Uma identidade cristã como testemunha do reino de Deus na vida cotidiana (Atos 2.1-41)
Comentário Bíblico / Produzido por Projeto Teologia do TrabalhoNão há dúvida de que o evento do Pentecoste é central para a vida da comunidade cristã primitiva. É o evento que inicia a vocação de testemunho descrita em Atos 1.8. Esta seção de Atos traz dois tipos de reivindicação a todos os trabalhadores. Primeiro, o relato do Pentecoste identifica seus ouvintes cristãos dentro de uma nova comunidade que traz à vida a recriação do mundo — isto é, o reino de Deus — prometido por Deus por meio dos profetas. Pedro explica o fenômeno ocorrido no Pentecoste referindo-se ao profeta Joel.
Estes homens não estão bêbados, como vocês supõem. Ainda são nove horas da manhã! Ao contrário, isto é o que foi predito pelo profeta Joel: “Nos últimos dias, diz Deus, derramarei do meu Espírito sobre todos os povos. Os seus filhos e as suas filhas profetizarão, os jovens terão visões, os velhos terão sonhos. Sobre os meus servos e as minhas servas derramarei do meu Espírito naqueles dias, e eles profetizarão. Mostrarei maravilhas em cima, no céu, e sinais em baixo, na terra: sangue, fogo e nuvens de fumaça. O sol se tornará em trevas e a lua em sangue, antes que venha o grande e glorioso dia do Senhor. E todo aquele que invocar o nome do Senhor será salvo!” (Atos 2.15-21)
Pedro se refere a uma seção de Joel que descreve a restauração do povo de Deus exilado para afirmar que Deus iniciou a libertação definitiva de seu povo. [3] O retorno do povo de Deus à terra cumpre tanto as promessas da aliança de Deus quanto inicia a recriação do mundo. Joel descreve essa recriação com imagens de tirar o fôlego. À medida que o povo de Deus volta à terra, o deserto ganha vida como uma espécie de novo Éden. Terra, animais e pessoas se regozijam com a vitória de Deus e a libertação de seu povo (ver Jl 2).
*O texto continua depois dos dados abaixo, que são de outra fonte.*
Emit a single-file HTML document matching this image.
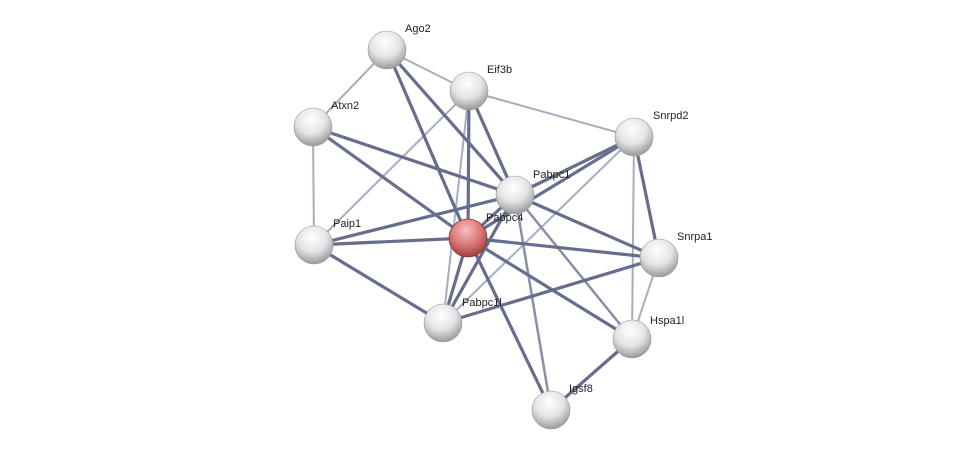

Entre as ricas imagens dessa seção de Joel, lemos que a restauração do povo de Deus levará a um impacto econômico imediato. “O Senhor respondeu ao seu povo:
‘Estou enviando para vocês trigo, vinho novo e azeite, o bastante para satisfazê-los plenamente; nunca mais farei de vocês objeto de zombaria para as nações’” (Jl 2.19). Para Joel, o clímax desse ato de libertação é o derramamento do Espírito sobre o povo de Deus. Pedro entende que a vinda do Espírito significa que os primeiros seguidores de Jesus são — de alguma maneira real, ainda que profundamente misteriosa — participantes do novo mundo de Deus.
Um segundo ponto importante e intimamente relacionado ao primeiro é que Pedro descreve a salvação como o resgate de uma “geração corrompida” (At 2.40). Duas coisas precisam de esclarecimento. Primeiro, Lucas não descreve a salvação como uma fuga deste mundo para uma existência celestial. Em vez disso, a salvação começa bem no meio deste mundo atual. Segundo, Lucas espera que a salvação tenha um componente de tempo presente. Começa agora, como um modo de vida diferente, contrário aos padrões dessa “geração corrompida”. Uma vez que o trabalho e suas consequências econômicas e sociais são tão centrais para a identidade humana, não é de surpreender que um dos primeiros padrões da vida humana a ser reconstituído seja como os cristãos administram seu poder e suas posses. Assim, o fluxo desta seção inicial de Atos se desenvolve do seguinte modo: (1) Jesus sugere que toda a vida humana deve dar testemunho de Cristo; (2) a vinda do Espírito marca o início do “dia do Senhor” há muito prometido e introduz as pessoas no novo mundo de Deus; e (3) as expectativas do “dia do Senhor” incluem profundas transformações econômicas. O próximo passo de Lucas é apontar para um novo povo, capacitado pelo Espírito e que vive de acordo com a economia do reino.